The Department of Telecommunications has reportedly decided to take up the issue of pesky calls and messages as a priority area once the new government is formed. This is reported to be part of the 100-day agenda the Prime Minister’s Office has asked every Union ministry and government department to work on. If executed well, tackling pesky calls/messages or unsolicited communication will go a long way in promoting both ease of living and ease of doing business — two critical benchmarks for development. The effort to contain unsolicited communication, commonly referred to as spam, however, is not a new initiative. For years, the government has been struggling to clean up the system through regulations and directions, first by bringing in a “Do Not Disturb Registry” and then various versions of the unsolicited commercial communications law. But the rising instances of spam calls and messages show the efforts to contain them, even by using blockchain and artificial intelligence, have failed.
One of the reasons why efforts to check spam have not been effective is that the attacker (creator of spam, usually a telemarketing company) moves faster than the regulator. Also, some telecom-service providers are not in compliance with the codes of practice but they are hardly penalised. In principle, the penalty on service providers for failing to curb pesky calls and SMSes on their network is Rs 34.99 crore — this was reiterated in a Parliament reply last year. After many variations across years, the Telecom Commercial Communication Customer Preference Regulations were issued in 2018, followed by six directions by the Telecom Regulatory Authority of India (Trai). According to the regulations which came into force in February 2019, seeking customer consent for receiving promotional messages and registration of telemarketers is mandatory.
India is not alone in this but the country’s spam market is on a high. Truecaller, which has 400 million monthly users around the world, said last week that India continued to remain its largest market, accounting for 74.2 per cent of its net sales in the first quarter of the calendar year 2024. India contributed Rs 244.2 crore to Truecaller’s operating revenue in the quarter, up 8.8 per cent year-on-year. On the operational front, the Swedish company’s average number of global monthly active users rose by 39 million to 383.4 million. Of this total, 272.6 million were from India alone. Truecaller, which identifies and warns the user about scammers and telemarketers, gave a glimpse into the global scenario in a recent report, highlighting that US residents had to struggle with an average of 2.1 billion spam calls on a monthly basis.

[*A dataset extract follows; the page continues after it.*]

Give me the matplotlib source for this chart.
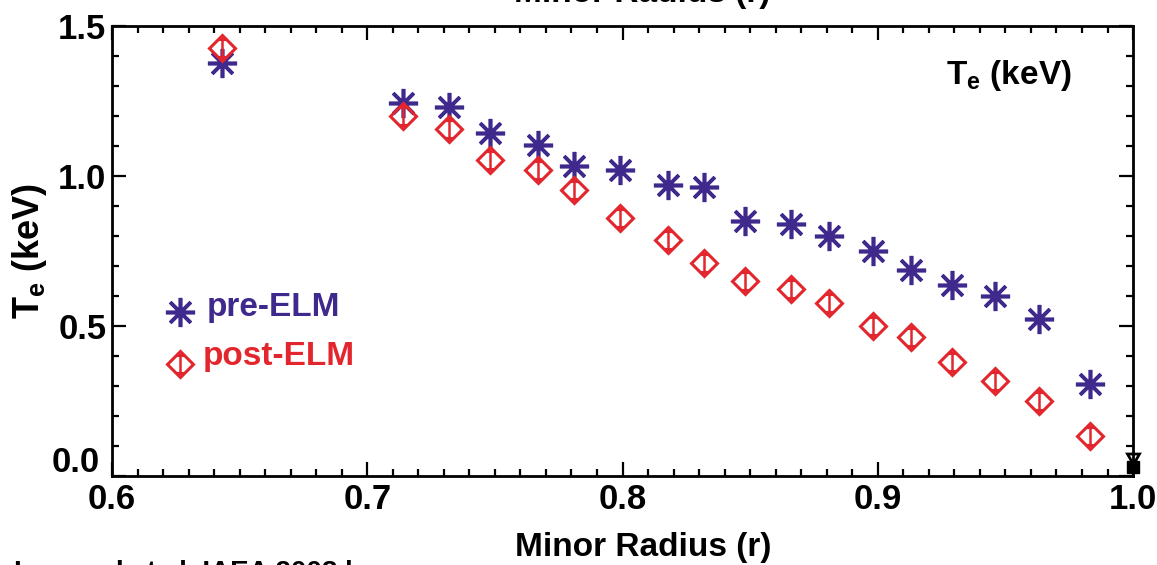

What can the government do now to check the menace? One of the recommendations of Trai is that all network operators should implement the calling-name display service on mobile phones and that all smartphone makers should be mandated to enable this feature within a stipulated time. Calling-name presentation, or CNAP, has to be formalised through guidelines. Also, the DoT is planning multiple interventions within the first 100 days of the new government. For instance, a new inter-ministerial panel is being proposed to check spam, there will be updates to the Chakshu portal, and the mandatory implementation of artificial intelligence-based digital consent-acquisition technology will come into play. A separate numbering series can also be planned for transactional versus marketing calls.